The CPD said inequality both in consumption and income has widened in the aftermath of the pandemic.
It estimates that the Gini coefficient for consumption rose to 0.35 versus 0.32 in 2016. The coefficient, a measure of estimating inequality, increased to 0.52 now against 0.48 in 2016.
If the value rises, inequality rises and vice versa.
The CPD suggested the minimum threshold for income taxes should be Tk. 350,000 instead of Tk. 250,000.
It also suggested that the lower slab of taxes should be 5.0 per cent, which will help foster domestic demand.
Criticising the ad-hoc basis of incentives, the CPD said there is a need for rational adjustment on such measures.
Senior research fellow of the CPD Towfiqul Islam Khan presented the keynote at the briefing, moderated by executive director Dr. Fahmida Khatun.
Mr Khan said the government should exercise 'cost benefit analysis' before offering new incentives.
The researcher proposed depreciation of local currency against US dollar, arguing the devaluation will help boost exports and remittances.
"Our inflation now remains comparatively low and the deprecation may be justified," Mr Khan said.
On the upcoming budget, the CPD said the health sector should be given top priority for fiscal year 2020-21.
The researcher said the marginal people, agriculture and SMEs should also get priority considering their vulnerability, amid the coronovirus pandemic.
He feared budget deficit will be widened in the next fiscal.
"We usually try to keep the deficit within 5.0 per cent of GDP, but it may reach 7.0 to 8.0 per cent for the next budget," Mr Khan, said while presenting the keynote.

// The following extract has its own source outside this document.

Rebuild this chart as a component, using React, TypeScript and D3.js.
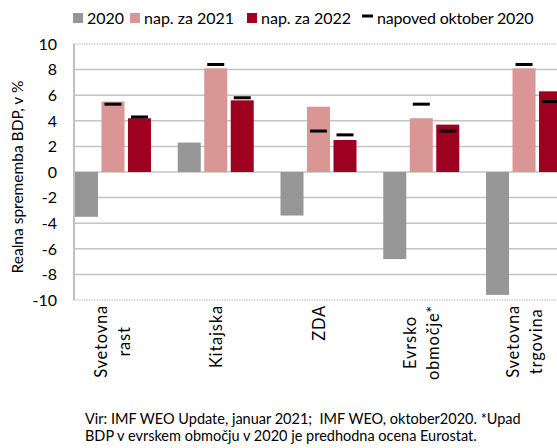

The CPD said the government should explore new opportunities for foreign funding, including the latest G-20 package.
It said the annual development programme should favour projects with foreign funding and those create job for employment.
The CPD noted the rate of budget implementation usually ranges from 80 and 85 per cent.
Researcher advocated adequate allocation for food budget to rein in the future price escalation of the essentials.
They also advocated effective and timely implementation of government-sponsored economic relief packages.
The CPD reiterated that the provision of undisclosed money or whitening black money should be stopped as it demoralises the genuine tax payers.
The CPD said four priority areas should be considered in this budget and they are health sector, agriculture, social safety net and employment.